Arbor Energy just lit up the grid with a $55M Series A that feels more like ignition than investment. Co-led by Lowercarbon Capital and Voyager Ventures, with Gigascale Capital and Marathon Petroleum Corp in the mix, this round is pure thrust for a team that swapped rockets for reactors and Mars shots for megawatts. Founded in 2022 by Brad Hartwig (CEO/Co-Founder) and Andres Garcia-Clark (CTO/Co-Founder), Arbor’s story reads like aerospace meets apocalypse recovery. Hartwig built Crew Dragon engines at SpaceX, flew test crafts for Kitty Hawk, then watched California wildfires torch his backyard and decided the real frontier wasn’t the stars, it was survival. Garcia-Clark brought 17 years of turbine mastery from GE Power and SpaceX, turning hot gas paths into power cycles that actually respect physics and the planet.
From that fusion of rocket science and climate urgency came HALCYON, a modular, zero emission turbine that runs like a vegetarian rocket engine. It burns fuel with pure oxygen, spins supercritical carbon dioxide, captures more than 99% of emissions, and leaves nothing but clean power and water. Each 25MW unit can stand alone or stack to more than 1GW, giving data centers, utilities, and heavy industry a new way to chase reliability without wrecking the atmosphere. And yes, it’s built right in El Segundo, using 3D-printed precision parts from local suppliers who don’t wait 3 years for a supply chain miracle.
Arbor’s already moving from prototype to proof. Microsoft inked a multi-year deal for 25K tons of permanent CO₂ removal starting in 2027 while pulling 5MW of clean electricity. Then came Frontier, the climate Avengers funded by Stripe, Google, Meta, Shopify, McKinsey and more, dropping a $41M offtake to lock 116K tons of removal between 2028–2030. Those aren’t press releases; they’re purchase orders that say this tech’s real, repeatable, and ready for scale.

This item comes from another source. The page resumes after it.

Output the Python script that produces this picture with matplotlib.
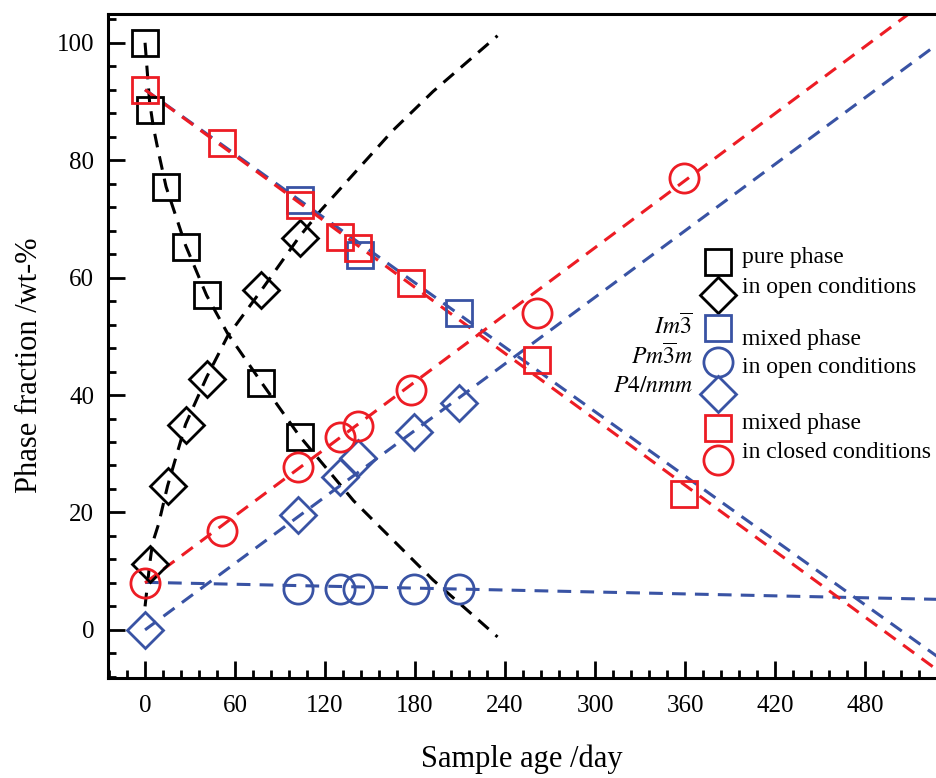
import matplotlib
matplotlib.use("Agg")
import matplotlib.pyplot as plt
from matplotlib.ticker import MultipleLocator

plt.rcParams['font.family'] = ['Liberation Serif', 'DejaVu Serif']
plt.rcParams['mathtext.fontset'] = 'stix'

BLACK = '#000000'
BLUE = '#3953a4'
RED = '#ed1c24'

# ---- data: pure phase, open conditions ----
pure_sq_day = [0, 3, 14, 27, 41, 77, 103]
pure_sq_val = [100, 88.6, 75.4, 65.2, 57.1, 42.1, 32.9]
pure_di_day = [3, 15, 27, 41, 77, 103]
pure_di_val = [11.2, 24.5, 34.9, 42.7, 57.9, 66.8]

# fitted curves
pure_dec_day = [0, 3, 5.5, 9, 14, 27, 41, 55, 78, 103, 139, 192, 235]
pure_dec_val = [100, 90, 85.7, 81.3, 75.5, 65.5, 57, 50.5, 42, 33, 22, 8.5, -1.2]
pure_gro_day = [0, 3, 5, 9, 15, 27, 41, 55, 78, 103, 117, 129, 165, 192, 235]
pure_gro_val = [4, 11, 14.8, 18, 24.5, 35, 43, 50, 58, 67, 71.4, 74.8, 85, 91.7, 101.2]

# ---- mixed phase, open conditions ----
im3_day = [103, 143, 209]
im3_val = [73.3, 63.9, 54]
pm3m_day = [102, 130, 142, 179, 209]
pm3m_val = [6.9, 6.9, 6.9, 6.9, 6.9]
p4_day = [0, 102, 130, 142, 179, 209]
p4_val = [0, 19.6, 26.1, 29.3, 33.7, 38.7]

im3_fit_day = [0, 528]
im3_fit_val = [92, -4.5]
pm3m_fit_day = [0, 528]
pm3m_fit_val = [8.1, 5.2]
p4_fit_day = [0, 528]
p4_fit_val = [0, 99.7]

# ---- mixed phase, closed conditions ----
cl_sq_day = [0, 51, 103, 130, 142, 177, 261, 359]
cl_sq_val = [92, 83, 72.3, 67, 65.1, 59, 46, 23.2]
cl_ci_day = [0, 51, 102, 130, 142, 177, 261, 359]
cl_ci_val = [7.9, 16.9, 27.8, 32.9, 34.8, 40.9, 53.9, 77]

cl_sq_fit_day = [0, 528]
cl_sq_fit_val = [92, -6.8]
cl_ci_fit_day = [0, 528]
cl_ci_fit_val = [8, 108.5]

fig = plt.figure(figsize=(9.37, 7.78), dpi=100)
ax = fig.add_axes([108/937, 100/778, 829/937, 664/778])

dash = (0, (4.5, 3))
lw = 2.2
ax.plot(pure_dec_day, pure_dec_val, color=BLACK, lw=lw, ls=dash)
ax.plot(pure_gro_day, pure_gro_val, color=BLACK, lw=lw, ls=dash)
ax.plot(pm3m_fit_day, pm3m_fit_val, color=BLUE, lw=lw, ls=dash)
ax.plot(p4_fit_day, p4_fit_val, color=BLUE, lw=lw, ls=dash)
ax.plot(im3_fit_day, im3_fit_val, color=BLUE, lw=lw, ls=dash)
ax.plot(cl_ci_fit_day, cl_ci_fit_val, color=RED, lw=lw, ls=dash)
ax.plot(cl_sq_fit_day, cl_sq_fit_val, color=RED, lw=lw, ls=dash)

mew = 2.0
MS_S, MS_D, MS_O = 19, 18, 21
def pts(x, y, m, c, ms):
    ax.plot(x, y, ls='none', marker=m, ms=ms, mfc='none', mec=c, mew=mew, clip_on=False)

pts(pure_sq_day, pure_sq_val, 's', BLACK, MS_S)
pts(pure_di_day, pure_di_val, 'D', BLACK, MS_D)
pts(im3_day, im3_val, 's', BLUE, MS_S)
pts(pm3m_day, pm3m_val, 'o', BLUE, MS_O)
pts(p4_day, p4_val, 'D', BLUE, MS_D)
pts(cl_sq_day, cl_sq_val, 's', RED, MS_S)
pts(cl_ci_day, cl_ci_val, 'o', RED, MS_O)

ax.set_xlim(-24.7, 528)
ax.set_ylim(-8.2, 104.9)
ax.xaxis.set_major_locator(MultipleLocator(60))
ax.xaxis.set_minor_locator(MultipleLocator(12))
ax.yaxis.set_major_locator(MultipleLocator(20))
ax.yaxis.set_minor_locator(MultipleLocator(4))
ax.tick_params(which='both', direction='in', width=2.0, labelsize=18,
               top=False, right=False)
ax.tick_params(which='major', length=12)
ax.tick_params(which='minor', length=6)
ax.tick_params(axis='y', pad=10)
ax.tick_params(axis='x', pad=12)
for s in ['left', 'bottom', 'top']:
    ax.spines[s].set_linewidth(2.2)
ax.spines['right'].set_visible(False)

ax.set_xlabel('Sample age /day', fontsize=22)
ax.set_ylabel('Phase fraction /wt-%', fontsize=22)
ax.xaxis.set_label_coords((522 - 108) / 829, (678 - 744) / 664)
ax.yaxis.set_label_coords((44 - 108) / 829, (678 - 365) / 664)

# ---- custom legend ----
def fy(py):
    return (678 - py) / 664
lx = (718 - 108) / 829
tx = (742 - 108) / 829
rx = (693 - 108) / 829
leg = [('s', BLACK, MS_S, 262), ('D', BLACK, MS_D, 295), ('s', BLUE, MS_S, 328),
       ('o', BLUE, MS_O, 362), ('D', BLUE, MS_D, 394), ('s', RED, MS_S, 428),
       ('o', RED, MS_O, 460)]
for m, c, ms, py in leg:
    ax.plot([lx], [fy(py)], marker=m, ms=ms, mfc='none', mec=c, mew=mew,
            transform=ax.transAxes, clip_on=False)
texts = [('pure phase', 257), ('in open conditions', 287), ('mixed phase', 340),
         ('in open conditions', 368), ('mixed phase', 423), ('in closed conditions', 452)]
for t, py in texts:
    ax.text(tx, fy(py), t, fontsize=17, ha='left', va='center', transform=ax.transAxes)
phases = [(r'$Im\overline{3}$', 326), (r'$Pm\overline{3}m$', 356), (r'$P4/nmm$', 386)]
for t, py in phases:
    ax.text(rx, fy(py), t, fontsize=17, ha='right', va='center', transform=ax.transAxes)

fig.savefig('out.png', dpi=100)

That $55M raise finishes the 1MW ATLAS pilot and powers HALCYON’s commercial rollout. The first full-scale facility in Lake Charles, LA goes live in 2028, starting with 5–10MW and scaling to 100MW by 2030 while scrubbing approximately 2M tons of CO₂ per year. By 2032, Arbor plans to ship more than 100 HALCYON turbines annually, more than 1GW of new carbon-negative capacity every year. In a world where AI data centers are about to triple U.S. electricity use by 2028, that’s not just innovation, it’s insurance.
Arbor Energy isn’t chasing hype; it’s building hardware that runs hotter, cleaner, faster. They’re not just producing power, they’re producing possibility. Because the future doesn’t wait for permission, it runs on clean combustion.